# WORK TO DO
Retype only what runs from the first line of the listing to the line holding "import pandas as pd", both included. Do not retype the pictures.

# INFORMATION PROVIDED
┌────────
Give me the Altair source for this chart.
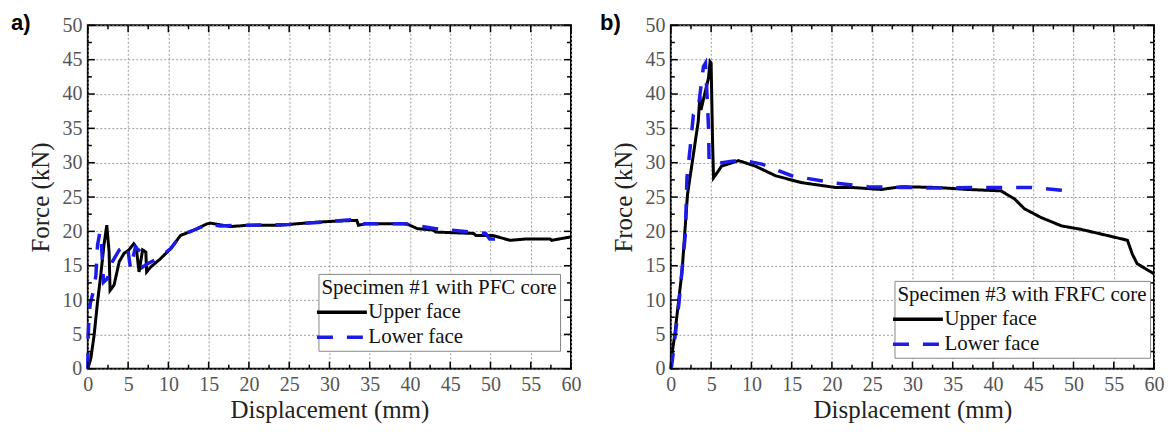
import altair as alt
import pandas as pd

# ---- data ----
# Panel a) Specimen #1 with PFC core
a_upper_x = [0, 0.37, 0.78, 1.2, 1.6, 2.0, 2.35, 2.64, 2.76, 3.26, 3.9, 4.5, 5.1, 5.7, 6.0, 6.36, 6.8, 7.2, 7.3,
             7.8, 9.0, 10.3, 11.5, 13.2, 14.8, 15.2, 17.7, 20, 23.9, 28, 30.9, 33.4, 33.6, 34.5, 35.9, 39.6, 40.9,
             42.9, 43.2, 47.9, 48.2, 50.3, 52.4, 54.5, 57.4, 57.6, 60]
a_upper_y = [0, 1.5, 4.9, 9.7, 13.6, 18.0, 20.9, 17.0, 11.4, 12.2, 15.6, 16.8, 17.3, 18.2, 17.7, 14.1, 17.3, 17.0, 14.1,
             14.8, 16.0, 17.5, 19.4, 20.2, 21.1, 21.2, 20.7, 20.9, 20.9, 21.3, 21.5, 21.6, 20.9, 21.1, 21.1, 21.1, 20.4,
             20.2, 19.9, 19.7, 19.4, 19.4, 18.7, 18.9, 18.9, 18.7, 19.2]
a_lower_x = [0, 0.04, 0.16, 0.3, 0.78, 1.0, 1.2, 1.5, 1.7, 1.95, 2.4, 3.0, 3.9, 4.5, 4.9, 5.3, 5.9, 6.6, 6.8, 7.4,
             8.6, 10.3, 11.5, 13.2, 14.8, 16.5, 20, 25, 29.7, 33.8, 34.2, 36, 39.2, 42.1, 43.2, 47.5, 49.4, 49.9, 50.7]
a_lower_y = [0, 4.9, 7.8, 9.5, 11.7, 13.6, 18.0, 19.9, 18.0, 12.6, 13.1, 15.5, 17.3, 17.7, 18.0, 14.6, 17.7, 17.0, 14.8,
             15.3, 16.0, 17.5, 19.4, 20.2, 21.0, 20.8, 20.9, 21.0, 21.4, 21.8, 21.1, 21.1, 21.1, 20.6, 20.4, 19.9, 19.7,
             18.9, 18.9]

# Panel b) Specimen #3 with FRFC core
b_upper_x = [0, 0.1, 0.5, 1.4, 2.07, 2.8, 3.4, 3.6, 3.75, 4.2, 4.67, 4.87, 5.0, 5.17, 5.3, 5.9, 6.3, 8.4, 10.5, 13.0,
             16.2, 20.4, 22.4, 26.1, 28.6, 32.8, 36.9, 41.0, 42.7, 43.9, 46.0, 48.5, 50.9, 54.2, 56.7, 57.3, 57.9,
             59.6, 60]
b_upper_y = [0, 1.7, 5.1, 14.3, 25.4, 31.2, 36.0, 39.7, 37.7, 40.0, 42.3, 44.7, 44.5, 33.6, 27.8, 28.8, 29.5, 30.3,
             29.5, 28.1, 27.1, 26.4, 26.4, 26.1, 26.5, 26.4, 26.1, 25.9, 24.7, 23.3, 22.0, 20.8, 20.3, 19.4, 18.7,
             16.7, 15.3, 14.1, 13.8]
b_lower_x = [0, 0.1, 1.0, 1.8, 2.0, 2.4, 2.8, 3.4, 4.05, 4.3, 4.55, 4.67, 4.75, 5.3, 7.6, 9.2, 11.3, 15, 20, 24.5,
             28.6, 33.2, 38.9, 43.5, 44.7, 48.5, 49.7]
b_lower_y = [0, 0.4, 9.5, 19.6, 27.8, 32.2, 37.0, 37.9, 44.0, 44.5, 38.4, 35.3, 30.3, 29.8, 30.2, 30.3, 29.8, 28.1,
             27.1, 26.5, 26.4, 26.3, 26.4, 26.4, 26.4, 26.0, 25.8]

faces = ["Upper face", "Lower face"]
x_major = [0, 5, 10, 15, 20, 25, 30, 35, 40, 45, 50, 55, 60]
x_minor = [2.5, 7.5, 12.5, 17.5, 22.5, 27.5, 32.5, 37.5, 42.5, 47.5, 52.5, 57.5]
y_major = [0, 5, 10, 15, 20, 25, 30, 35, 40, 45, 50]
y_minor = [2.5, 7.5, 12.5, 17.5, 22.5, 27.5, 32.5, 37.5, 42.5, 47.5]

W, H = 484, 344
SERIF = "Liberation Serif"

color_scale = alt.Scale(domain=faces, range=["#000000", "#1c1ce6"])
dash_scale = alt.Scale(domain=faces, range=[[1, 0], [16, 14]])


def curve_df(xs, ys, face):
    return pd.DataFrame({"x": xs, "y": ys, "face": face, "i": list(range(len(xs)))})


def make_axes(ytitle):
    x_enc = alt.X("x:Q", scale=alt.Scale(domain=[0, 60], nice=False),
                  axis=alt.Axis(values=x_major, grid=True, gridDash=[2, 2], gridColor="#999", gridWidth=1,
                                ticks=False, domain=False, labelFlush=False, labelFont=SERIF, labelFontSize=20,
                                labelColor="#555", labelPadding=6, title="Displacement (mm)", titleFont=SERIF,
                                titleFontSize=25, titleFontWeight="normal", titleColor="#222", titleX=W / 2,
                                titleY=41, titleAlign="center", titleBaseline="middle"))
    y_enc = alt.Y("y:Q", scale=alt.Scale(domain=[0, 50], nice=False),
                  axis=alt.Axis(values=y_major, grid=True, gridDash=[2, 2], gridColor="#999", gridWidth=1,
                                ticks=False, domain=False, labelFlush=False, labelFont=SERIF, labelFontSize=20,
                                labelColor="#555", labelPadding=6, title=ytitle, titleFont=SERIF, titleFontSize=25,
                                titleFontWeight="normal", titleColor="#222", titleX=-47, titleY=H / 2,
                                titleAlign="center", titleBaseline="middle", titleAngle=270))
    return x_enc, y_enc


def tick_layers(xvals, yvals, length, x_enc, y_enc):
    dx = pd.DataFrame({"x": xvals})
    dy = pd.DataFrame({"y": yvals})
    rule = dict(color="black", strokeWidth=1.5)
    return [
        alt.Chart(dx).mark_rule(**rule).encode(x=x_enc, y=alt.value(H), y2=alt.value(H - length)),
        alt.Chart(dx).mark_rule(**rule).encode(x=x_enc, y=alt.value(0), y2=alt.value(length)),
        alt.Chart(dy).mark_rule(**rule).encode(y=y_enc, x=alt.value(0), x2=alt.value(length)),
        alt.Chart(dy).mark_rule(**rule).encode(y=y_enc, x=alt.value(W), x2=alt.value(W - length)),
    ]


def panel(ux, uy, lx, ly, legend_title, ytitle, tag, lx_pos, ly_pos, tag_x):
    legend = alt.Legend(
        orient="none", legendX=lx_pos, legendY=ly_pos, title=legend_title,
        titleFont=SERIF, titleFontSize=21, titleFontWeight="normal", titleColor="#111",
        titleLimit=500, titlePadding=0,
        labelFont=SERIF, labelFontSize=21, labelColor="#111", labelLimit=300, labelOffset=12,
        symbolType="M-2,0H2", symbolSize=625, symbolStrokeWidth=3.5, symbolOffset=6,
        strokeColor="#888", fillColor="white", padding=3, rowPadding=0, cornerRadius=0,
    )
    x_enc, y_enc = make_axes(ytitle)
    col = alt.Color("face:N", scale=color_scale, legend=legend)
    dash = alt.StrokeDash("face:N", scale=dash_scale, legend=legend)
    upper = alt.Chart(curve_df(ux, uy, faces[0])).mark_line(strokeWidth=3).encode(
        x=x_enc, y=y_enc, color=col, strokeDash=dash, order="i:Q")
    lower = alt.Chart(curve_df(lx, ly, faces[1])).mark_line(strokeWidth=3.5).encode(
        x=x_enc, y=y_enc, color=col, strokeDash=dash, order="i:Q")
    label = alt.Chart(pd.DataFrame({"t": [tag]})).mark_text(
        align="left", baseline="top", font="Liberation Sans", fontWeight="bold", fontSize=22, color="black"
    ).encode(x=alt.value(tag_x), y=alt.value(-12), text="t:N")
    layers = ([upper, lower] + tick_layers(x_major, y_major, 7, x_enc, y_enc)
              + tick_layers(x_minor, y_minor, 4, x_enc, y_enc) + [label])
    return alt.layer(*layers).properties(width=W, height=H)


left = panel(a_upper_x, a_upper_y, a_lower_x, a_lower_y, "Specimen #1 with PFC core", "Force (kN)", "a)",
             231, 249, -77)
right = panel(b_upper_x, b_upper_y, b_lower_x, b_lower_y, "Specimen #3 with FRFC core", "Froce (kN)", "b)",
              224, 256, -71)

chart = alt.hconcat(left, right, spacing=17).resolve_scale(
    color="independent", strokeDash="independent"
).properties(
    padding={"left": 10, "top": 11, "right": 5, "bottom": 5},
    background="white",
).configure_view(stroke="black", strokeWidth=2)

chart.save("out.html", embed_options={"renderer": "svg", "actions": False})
└────────
# THE RESPONSE
Give me the Altair source for this chart.
import altair as alt
import pandas as pd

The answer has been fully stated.